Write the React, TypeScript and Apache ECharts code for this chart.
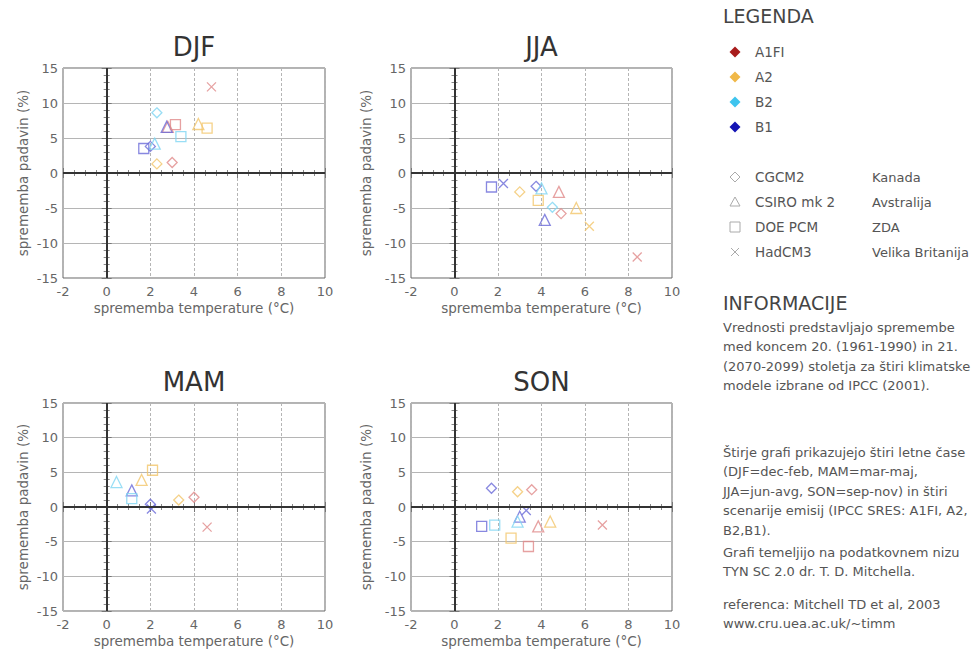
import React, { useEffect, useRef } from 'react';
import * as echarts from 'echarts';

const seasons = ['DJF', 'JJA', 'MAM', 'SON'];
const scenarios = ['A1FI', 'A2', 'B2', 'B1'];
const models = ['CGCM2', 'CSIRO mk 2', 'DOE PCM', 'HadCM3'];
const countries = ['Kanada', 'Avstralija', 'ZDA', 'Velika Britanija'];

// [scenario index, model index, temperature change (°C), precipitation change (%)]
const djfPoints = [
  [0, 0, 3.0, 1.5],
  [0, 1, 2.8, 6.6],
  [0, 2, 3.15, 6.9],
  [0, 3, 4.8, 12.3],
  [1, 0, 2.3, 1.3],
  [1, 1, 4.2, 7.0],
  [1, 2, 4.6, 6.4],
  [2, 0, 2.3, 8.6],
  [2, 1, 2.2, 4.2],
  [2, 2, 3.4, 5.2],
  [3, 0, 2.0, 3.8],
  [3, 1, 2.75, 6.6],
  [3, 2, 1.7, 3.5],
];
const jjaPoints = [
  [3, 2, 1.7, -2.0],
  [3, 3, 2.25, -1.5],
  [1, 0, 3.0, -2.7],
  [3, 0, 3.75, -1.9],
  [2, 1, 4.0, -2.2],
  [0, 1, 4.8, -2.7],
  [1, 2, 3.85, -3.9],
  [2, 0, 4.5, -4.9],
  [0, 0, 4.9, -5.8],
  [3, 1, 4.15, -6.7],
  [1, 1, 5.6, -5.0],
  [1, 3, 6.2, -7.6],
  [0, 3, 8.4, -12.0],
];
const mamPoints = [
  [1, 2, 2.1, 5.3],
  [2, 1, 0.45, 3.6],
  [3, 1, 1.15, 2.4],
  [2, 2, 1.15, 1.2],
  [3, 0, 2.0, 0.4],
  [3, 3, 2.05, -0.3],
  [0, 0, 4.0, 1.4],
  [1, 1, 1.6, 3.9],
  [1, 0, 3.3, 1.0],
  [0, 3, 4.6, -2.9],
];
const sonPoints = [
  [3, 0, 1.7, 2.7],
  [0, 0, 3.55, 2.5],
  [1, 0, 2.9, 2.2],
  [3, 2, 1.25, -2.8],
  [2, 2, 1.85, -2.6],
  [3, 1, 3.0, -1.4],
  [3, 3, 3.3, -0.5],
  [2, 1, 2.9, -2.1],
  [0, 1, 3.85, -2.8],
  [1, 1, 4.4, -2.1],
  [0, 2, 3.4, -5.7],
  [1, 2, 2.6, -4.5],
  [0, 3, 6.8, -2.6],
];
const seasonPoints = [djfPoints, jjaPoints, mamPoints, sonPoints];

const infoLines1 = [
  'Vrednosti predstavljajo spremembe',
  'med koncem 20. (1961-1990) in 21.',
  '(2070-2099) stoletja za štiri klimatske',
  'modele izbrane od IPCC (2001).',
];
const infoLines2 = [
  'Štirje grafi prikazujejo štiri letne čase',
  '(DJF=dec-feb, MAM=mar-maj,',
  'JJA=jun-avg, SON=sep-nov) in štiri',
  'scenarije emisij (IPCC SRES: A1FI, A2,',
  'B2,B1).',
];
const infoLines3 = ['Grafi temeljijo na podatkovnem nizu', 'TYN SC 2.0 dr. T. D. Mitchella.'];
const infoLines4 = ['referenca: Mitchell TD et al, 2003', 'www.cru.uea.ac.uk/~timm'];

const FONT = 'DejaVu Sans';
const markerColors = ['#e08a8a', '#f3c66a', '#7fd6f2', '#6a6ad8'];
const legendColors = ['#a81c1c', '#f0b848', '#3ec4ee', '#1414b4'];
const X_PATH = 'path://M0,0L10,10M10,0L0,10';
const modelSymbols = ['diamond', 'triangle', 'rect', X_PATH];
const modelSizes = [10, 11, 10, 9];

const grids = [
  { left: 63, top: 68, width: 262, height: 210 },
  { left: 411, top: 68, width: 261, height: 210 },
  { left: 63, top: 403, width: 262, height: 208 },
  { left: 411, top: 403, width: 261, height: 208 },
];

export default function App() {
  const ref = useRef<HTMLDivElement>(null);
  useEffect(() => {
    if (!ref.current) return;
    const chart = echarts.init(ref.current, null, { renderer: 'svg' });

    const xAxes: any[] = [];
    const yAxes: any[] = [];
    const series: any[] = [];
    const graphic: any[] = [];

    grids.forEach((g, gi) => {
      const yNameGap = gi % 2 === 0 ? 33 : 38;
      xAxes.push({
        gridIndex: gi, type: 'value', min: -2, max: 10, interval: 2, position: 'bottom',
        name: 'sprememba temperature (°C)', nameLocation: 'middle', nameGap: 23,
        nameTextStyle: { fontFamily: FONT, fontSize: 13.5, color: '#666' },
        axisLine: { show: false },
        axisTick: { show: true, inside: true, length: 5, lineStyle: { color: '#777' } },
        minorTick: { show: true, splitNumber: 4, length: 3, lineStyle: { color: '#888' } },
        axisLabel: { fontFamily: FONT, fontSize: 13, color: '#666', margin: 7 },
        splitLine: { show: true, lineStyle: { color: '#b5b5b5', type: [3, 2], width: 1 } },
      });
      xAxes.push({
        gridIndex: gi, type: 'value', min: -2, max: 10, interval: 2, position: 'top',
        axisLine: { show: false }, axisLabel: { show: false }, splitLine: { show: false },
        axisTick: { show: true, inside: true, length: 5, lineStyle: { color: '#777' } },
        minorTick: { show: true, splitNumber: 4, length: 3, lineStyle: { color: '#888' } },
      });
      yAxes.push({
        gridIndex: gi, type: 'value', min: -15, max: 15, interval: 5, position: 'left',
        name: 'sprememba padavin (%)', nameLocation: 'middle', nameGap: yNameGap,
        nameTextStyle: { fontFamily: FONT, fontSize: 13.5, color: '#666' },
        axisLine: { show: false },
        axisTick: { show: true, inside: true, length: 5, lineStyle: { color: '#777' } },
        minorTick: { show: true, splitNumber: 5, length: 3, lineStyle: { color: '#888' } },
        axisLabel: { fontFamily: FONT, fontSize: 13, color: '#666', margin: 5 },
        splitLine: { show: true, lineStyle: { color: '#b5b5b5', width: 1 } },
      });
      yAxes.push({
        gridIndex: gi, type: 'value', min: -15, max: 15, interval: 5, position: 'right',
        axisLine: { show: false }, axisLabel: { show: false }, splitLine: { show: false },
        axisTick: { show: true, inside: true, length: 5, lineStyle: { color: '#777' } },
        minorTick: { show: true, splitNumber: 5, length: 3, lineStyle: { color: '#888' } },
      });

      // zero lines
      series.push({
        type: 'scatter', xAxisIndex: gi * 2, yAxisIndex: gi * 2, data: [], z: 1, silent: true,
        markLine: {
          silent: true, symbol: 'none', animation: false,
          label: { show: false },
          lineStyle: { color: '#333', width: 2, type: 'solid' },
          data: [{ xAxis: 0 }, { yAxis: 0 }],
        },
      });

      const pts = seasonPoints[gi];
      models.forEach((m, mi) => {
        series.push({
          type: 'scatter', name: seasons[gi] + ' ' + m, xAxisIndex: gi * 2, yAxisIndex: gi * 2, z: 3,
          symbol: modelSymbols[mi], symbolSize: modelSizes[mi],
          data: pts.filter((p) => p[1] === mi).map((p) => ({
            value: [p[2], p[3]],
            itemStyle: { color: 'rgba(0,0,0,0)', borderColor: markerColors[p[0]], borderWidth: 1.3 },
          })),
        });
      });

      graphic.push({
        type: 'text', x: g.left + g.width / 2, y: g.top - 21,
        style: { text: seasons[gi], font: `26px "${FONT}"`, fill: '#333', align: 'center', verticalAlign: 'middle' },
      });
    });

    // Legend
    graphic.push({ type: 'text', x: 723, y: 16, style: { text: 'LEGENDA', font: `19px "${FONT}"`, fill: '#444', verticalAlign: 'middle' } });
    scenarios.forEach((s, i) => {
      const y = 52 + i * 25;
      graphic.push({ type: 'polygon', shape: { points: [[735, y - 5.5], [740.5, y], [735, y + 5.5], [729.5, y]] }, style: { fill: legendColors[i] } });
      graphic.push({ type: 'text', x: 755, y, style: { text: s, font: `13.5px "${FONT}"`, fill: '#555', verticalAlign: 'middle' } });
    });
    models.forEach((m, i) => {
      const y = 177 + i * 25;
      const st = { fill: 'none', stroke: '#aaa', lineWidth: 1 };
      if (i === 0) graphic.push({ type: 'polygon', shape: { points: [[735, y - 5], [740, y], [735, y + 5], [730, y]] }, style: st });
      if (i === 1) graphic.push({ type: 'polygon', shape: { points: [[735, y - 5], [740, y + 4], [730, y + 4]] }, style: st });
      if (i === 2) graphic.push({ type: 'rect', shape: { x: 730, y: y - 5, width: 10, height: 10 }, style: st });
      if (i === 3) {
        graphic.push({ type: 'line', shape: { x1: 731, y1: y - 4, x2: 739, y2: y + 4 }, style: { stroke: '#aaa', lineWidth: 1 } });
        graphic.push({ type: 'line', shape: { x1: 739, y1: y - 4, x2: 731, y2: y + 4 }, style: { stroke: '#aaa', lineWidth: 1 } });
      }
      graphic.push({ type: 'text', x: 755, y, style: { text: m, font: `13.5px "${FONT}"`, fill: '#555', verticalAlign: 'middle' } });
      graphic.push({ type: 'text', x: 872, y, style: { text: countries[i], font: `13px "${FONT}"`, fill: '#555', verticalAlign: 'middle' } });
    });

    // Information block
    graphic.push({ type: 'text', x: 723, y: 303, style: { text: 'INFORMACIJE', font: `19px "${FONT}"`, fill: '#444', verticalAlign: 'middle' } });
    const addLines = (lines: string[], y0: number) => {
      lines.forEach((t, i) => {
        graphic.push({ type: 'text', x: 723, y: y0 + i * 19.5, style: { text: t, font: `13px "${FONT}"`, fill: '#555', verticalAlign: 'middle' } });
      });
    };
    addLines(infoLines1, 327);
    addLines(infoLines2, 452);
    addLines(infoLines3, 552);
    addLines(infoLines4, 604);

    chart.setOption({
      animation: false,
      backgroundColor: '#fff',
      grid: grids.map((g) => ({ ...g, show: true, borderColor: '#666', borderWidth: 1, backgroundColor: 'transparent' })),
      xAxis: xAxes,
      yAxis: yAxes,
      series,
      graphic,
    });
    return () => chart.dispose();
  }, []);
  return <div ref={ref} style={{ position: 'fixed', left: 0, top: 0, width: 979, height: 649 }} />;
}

> [WHAT TO DO]: Reproduce the data above word for word from its first line through the line that holds "const countries = ['Kanada', 'Avstralija', 'ZDA', 'Velika", both ends included; skip pictures.

> [TASK RESULT]:
Write the React, TypeScript and Apache ECharts code for this chart.
import React, { useEffect, useRef } from 'react';
import * as echarts from 'echarts';

const seasons = ['DJF', 'JJA', 'MAM', 'SON'];
const scenarios = ['A1FI', 'A2', 'B2', 'B1'];
const models = ['CGCM2', 'CSIRO mk 2', 'DOE PCM', 'HadCM3'];
const countries = ['Kanada', 'Avstralija', 'ZDA', 'Velika Britanija'];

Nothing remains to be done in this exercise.